───── Working data

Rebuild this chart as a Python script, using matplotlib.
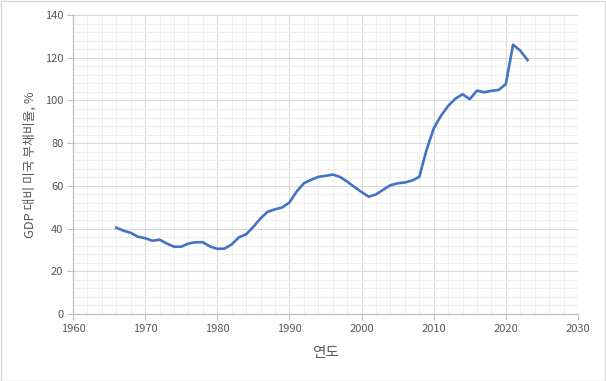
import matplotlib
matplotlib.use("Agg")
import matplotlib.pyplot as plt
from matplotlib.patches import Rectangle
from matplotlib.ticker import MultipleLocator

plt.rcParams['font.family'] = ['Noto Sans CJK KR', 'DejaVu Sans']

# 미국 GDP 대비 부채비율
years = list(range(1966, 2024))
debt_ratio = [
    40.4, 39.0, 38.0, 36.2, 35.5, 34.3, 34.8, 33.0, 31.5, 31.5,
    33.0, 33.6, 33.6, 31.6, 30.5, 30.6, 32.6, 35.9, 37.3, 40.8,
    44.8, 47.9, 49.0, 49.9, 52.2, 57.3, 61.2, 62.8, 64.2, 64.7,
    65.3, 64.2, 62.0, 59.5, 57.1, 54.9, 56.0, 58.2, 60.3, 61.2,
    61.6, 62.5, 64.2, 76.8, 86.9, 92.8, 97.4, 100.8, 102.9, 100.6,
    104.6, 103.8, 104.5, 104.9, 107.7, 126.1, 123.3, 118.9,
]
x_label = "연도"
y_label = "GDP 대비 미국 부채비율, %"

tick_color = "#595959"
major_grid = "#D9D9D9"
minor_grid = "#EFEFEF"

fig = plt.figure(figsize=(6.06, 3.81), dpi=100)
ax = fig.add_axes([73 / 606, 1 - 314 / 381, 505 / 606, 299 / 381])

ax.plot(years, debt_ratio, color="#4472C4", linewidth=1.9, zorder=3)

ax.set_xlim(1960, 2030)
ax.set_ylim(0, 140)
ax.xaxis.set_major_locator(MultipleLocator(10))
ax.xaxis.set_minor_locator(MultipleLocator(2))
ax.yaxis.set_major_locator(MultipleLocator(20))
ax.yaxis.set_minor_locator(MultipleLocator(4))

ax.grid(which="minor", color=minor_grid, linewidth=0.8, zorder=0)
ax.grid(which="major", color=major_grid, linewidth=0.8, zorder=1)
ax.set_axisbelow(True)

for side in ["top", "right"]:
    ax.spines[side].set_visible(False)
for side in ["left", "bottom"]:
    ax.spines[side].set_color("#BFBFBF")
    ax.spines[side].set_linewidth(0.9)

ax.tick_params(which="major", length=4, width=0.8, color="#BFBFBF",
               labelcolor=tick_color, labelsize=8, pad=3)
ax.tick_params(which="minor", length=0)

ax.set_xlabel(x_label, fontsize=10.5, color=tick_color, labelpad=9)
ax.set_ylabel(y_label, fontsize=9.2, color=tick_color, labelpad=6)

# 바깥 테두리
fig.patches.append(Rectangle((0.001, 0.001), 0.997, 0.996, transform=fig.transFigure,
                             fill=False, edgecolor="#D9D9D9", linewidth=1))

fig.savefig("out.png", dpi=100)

──────────
───── Working data

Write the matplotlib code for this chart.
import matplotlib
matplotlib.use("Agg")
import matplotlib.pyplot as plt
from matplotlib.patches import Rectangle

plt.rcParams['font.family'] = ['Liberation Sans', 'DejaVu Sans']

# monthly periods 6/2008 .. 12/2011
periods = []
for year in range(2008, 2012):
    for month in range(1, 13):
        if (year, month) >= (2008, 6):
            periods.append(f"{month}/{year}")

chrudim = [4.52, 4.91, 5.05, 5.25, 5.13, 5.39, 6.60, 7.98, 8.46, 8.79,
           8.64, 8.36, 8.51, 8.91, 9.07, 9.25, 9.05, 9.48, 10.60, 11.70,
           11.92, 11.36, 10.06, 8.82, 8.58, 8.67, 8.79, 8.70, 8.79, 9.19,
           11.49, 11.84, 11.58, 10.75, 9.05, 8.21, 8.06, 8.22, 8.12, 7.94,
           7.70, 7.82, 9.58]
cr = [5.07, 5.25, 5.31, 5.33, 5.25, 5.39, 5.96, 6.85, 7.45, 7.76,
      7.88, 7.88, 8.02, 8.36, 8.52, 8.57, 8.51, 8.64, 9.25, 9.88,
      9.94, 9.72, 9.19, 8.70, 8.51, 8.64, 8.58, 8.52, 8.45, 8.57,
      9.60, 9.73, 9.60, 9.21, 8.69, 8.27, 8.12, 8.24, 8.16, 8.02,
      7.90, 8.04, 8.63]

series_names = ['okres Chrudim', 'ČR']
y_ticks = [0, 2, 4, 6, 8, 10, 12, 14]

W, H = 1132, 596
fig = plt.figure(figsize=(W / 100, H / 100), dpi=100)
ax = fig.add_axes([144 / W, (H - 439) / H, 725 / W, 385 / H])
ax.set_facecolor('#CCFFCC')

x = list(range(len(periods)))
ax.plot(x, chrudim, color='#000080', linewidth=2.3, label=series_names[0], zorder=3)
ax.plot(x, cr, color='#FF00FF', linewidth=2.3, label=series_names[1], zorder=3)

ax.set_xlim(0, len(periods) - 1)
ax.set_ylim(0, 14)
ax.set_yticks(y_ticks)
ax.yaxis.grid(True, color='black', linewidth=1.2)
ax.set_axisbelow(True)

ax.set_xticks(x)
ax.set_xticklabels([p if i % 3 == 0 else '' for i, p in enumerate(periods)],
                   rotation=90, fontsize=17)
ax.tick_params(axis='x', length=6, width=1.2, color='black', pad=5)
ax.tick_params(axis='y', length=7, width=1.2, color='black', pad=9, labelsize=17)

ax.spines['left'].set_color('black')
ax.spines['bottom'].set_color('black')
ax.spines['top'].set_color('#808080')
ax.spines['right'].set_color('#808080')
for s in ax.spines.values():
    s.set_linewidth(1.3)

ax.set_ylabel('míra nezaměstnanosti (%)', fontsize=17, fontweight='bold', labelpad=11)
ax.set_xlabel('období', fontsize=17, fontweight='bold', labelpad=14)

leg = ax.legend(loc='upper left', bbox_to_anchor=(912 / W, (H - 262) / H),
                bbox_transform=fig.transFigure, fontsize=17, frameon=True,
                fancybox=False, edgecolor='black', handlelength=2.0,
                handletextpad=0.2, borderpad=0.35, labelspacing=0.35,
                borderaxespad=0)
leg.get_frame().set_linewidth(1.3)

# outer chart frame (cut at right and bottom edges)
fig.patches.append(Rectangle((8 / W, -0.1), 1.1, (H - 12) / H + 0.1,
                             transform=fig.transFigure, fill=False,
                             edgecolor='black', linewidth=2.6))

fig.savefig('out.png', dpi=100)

──────────

Given exercise »
Reproduce word for word the material above, beginning with the line that contains "Write the matplotlib code for this chart." and ending with the line that contains "linewidth=2.3, label=series_names[1], zorder=3)".

Solution for this task »
Write the matplotlib code for this chart.
import matplotlib
matplotlib.use("Agg")
import matplotlib.pyplot as plt
from matplotlib.patches import Rectangle

plt.rcParams['font.family'] = ['Liberation Sans', 'DejaVu Sans']

# monthly periods 6/2008 .. 12/2011
periods = []
for year in range(2008, 2012):
    for month in range(1, 13):
        if (year, month) >= (2008, 6):
            periods.append(f"{month}/{year}")

chrudim = [4.52, 4.91, 5.05, 5.25, 5.13, 5.39, 6.60, 7.98, 8.46, 8.79,
           8.64, 8.36, 8.51, 8.91, 9.07, 9.25, 9.05, 9.48, 10.60, 11.70,
           11.92, 11.36, 10.06, 8.82, 8.58, 8.67, 8.79, 8.70, 8.79, 9.19,
           11.49, 11.84, 11.58, 10.75, 9.05, 8.21, 8.06, 8.22, 8.12, 7.94,
           7.70, 7.82, 9.58]
cr = [5.07, 5.25, 5.31, 5.33, 5.25, 5.39, 5.96, 6.85, 7.45, 7.76,
      7.88, 7.88, 8.02, 8.36, 8.52, 8.57, 8.51, 8.64, 9.25, 9.88,
      9.94, 9.72, 9.19, 8.70, 8.51, 8.64, 8.58, 8.52, 8.45, 8.57,
      9.60, 9.73, 9.60, 9.21, 8.69, 8.27, 8.12, 8.24, 8.16, 8.02,
      7.90, 8.04, 8.63]

series_names = ['okres Chrudim', 'ČR']
y_ticks = [0, 2, 4, 6, 8, 10, 12, 14]

W, H = 1132, 596
fig = plt.figure(figsize=(W / 100, H / 100), dpi=100)
ax = fig.add_axes([144 / W, (H - 439) / H, 725 / W, 385 / H])
ax.set_facecolor('#CCFFCC')

x = list(range(len(periods)))
ax.plot(x, chrudim, color='#000080', linewidth=2.3, label=series_names[0], zorder=3)
ax.plot(x, cr, color='#FF00FF', linewidth=2.3, label=series_names[1], zorder=3)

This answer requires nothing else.